In October 2006, investigations against Fainaru-Wada and Williams were started. The reporters were served with subpoenas to appear before a grand jury to identify the individual who leaked Bonds' name to them. They refused to do so and federal prosecutors asked that they be jailed for up to 18 months (the typical term of a grand jury). However, in February 2007, federal prosecutors dropped charges against the reporters after a Colorado attorney, Troy Ellerman, who once represented Conte and another executive of the Bay Area Laboratory Co-operative, admitted to leaking the testimony and pleaded guilty to federal charges of unauthorized disclosure of grand jury testimony.
In an interview with Editor & Publisher, Lance Williams revealed that he would never testify in court, even if it did not involve confidential sources. "I have no interest in becoming anybody's witness."
On November 15, 2007, former San Francisco Giants outfielder Barry Bonds was indicted for perjury and obstruction of justice based on his grand jury testimony in this investigation. The trial began March 21, 2011, and he was convicted on April 13, 2011 on the obstruction of justice charge. The conviction was overturned upon appeal.

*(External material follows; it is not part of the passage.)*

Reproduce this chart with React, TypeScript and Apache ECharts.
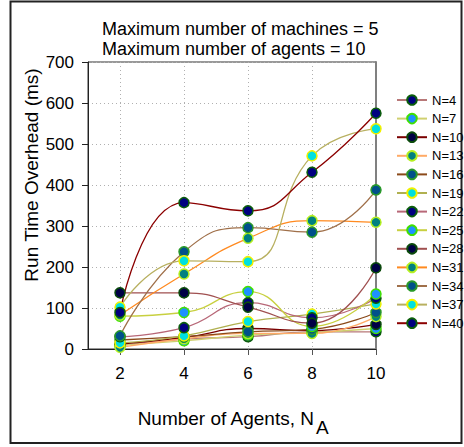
import React, { useEffect, useRef } from "react";
import * as echarts from "echarts";

const agents = [2, 4, 6, 8, 10];
const xTicks = [2, 4, 6, 8, 10];
const seriesNames = ["N=4", "N=7", "N=10", "N=13", "N=16", "N=19", "N=22", "N=25", "N=28", "N=31", "N=34", "N=37", "N=40"];

const n4 = [8, 24, 30, 42, 42];
const n7 = [10, 20, 34, 40, 50];
const n10 = [12, 28, 50, 45, 60];
const n13 = [4, 25, 38, 38, 79];
const n16 = [22, 30, 42, 48, 89];
const n19 = [15, 32, 67, 85, 110];
const n22 = [30, 52, 113, 76, 124];
const n25 = [80, 89, 140, 55, 134];
const n28 = [137, 137, 102, 63, 198];
const n31 = [83, 183, 270, 313, 309];
const n34 = [32, 237, 296, 285, 388];
const n37 = [102, 215, 213, 471, 537];
const n40 = [89, 357, 337, 431, 575];

const seriesValues = [n4, n7, n10, n13, n16, n19, n22, n25, n28, n31, n34, n37, n40];

const lineColors = ["#b87878", "#d0d070", "#7a0000", "#ffaa66", "#8b4a1a", "#b0b050", "#b86878", "#c8d040", "#a05050", "#ff8a20", "#a0704a", "#b8b060", "#8b0000"];
const faceColors = ["#000080", "#1e90ff", "#000046", "#008080", "#00508a", "#00e0e0", "#000080", "#1e90ff", "#000046", "#008080", "#00508a", "#00e0e0", "#000080"];
const edgeColors = ["#0b5e0b", "#40e000", "#0b4a0b", "#b5f020", "#2a9a2a", "#f0f000", "#0b5e0b", "#40e000", "#0b4a0b", "#b5f020", "#2a9a2a", "#f0f000", "#0b5e0b"];

const FONT = "Liberation Sans, Arial, Helvetica, sans-serif";

export default function App() {
  const ref = useRef<HTMLDivElement>(null);
  useEffect(() => {
    if (!ref.current) return;
    const chart = echarts.init(ref.current, undefined, { renderer: "svg" });
    const series = seriesNames.map((name, i) => ({
      name,
      type: "line",
      data: agents.map((a, j) => [a, seriesValues[i][j]]),
      smooth: 0.5,
      symbol: "circle",
      symbolSize: 10,
      lineStyle: { color: lineColors[i], width: 1.3 },
      itemStyle: { color: faceColors[i], borderColor: edgeColors[i], borderWidth: 1.5 },
      emphasis: { disabled: true },
    }));
    chart.setOption({
      animation: false,
      backgroundColor: "#ffffff",
      textStyle: { fontFamily: FONT },
      grid: { left: 88, top: 62, width: 288, height: 287, show: true, borderColor: "#333", borderWidth: 1 },
      legend: {
        orient: "vertical",
        left: 391,
        top: 88.5,
        itemWidth: 30,
        itemHeight: 12,
        itemGap: 5.6,
        data: seriesNames,
        textStyle: { fontSize: 13, lineHeight: 13, color: "#000", fontFamily: FONT },
      },
      xAxis: {
        type: "value",
        min: 1,
        max: 10,
        axisLine: { show: true, onZero: false, lineStyle: { color: "#222", width: 1 } },
        axisTick: { show: true, inside: false, length: 6, customValues: xTicks, lineStyle: { color: "#555" } },
        axisLabel: { customValues: xTicks, fontSize: 17, color: "#000", margin: 16, fontFamily: FONT },
        splitLine: { show: true, lineStyle: { color: "#b0b0b0", type: [1, 3], width: 1 } },
      },
      yAxis: [
        {
          type: "value",
          min: 0,
          max: 700,
          interval: 100,
          axisLine: { show: true, lineStyle: { color: "#222", width: 1 } },
          axisTick: { show: true, inside: false, length: 6, lineStyle: { color: "#222" } },
          axisLabel: { fontSize: 17, color: "#000", margin: 14, fontFamily: FONT },
          splitLine: { show: true, lineStyle: { color: "#b0b0b0", type: [1, 3], width: 1 } },
        },
        {
          type: "value",
          min: 0,
          max: 700,
          interval: 100,
          position: "right",
          axisLine: { show: true, lineStyle: { color: "#808080", width: 2 } },
          axisTick: { show: false },
          axisLabel: { show: false },
          splitLine: { show: false },
        },
      ],
      graphic: [
        { type: "rect", shape: { x: 10.5, y: 1.5, width: 451, height: 441.5 }, style: { fill: "none", stroke: "#222", lineWidth: 2 }, silent: true },
        { type: "text", x: 102, y: 29, style: { text: "Maximum number of machines = 5", font: `18px ${FONT}`, fill: "#000", textAlign: "left", textVerticalAlign: "middle" } },
        { type: "text", x: 102, y: 49, style: { text: "Maximum number of agents = 10", font: `18px ${FONT}`, fill: "#000", textAlign: "left", textVerticalAlign: "middle" } },
        { type: "text", x: 31, y: 175, rotation: Math.PI / 2, style: { text: "Run Time Overhead (ms)", font: `19px ${FONT}`, fill: "#000", textAlign: "center", textVerticalAlign: "middle" } },
        { type: "text", x: 314, y: 418, style: { text: "Number of Agents, N", font: `19px ${FONT}`, fill: "#000", textAlign: "right", textVerticalAlign: "middle" } },
        { type: "text", x: 316, y: 427, style: { text: "A", font: `19px ${FONT}`, fill: "#000", textAlign: "left", textVerticalAlign: "middle" } },
      ],
      series,
    });
    return () => chart.dispose();
  }, []);
  return <div ref={ref} style={{ width: 464, height: 447, position: "absolute", left: 0, top: 0 }} />;
}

On April 4, 2008, Tammy Thomas was convicted by a federal jury on three counts of making false statements to a federal grand jury in November 2003, and on one count of obstructing justice. She was acquitted of two perjury charges. Sentencing was set for July 18, 2008. She was sentenced to six months' house arrest and five years' probation on October 10, 2008.
On May 29, 2008, Trevor Graham was convicted by a federal jury on one count of lying to federal investigators about his relationship to an admitted steroids dealer, and the jury deadlocked on two other charges. Sentencing was set for September 5, 2008. He was sentenced to one year of house arrest on October 21, 2008.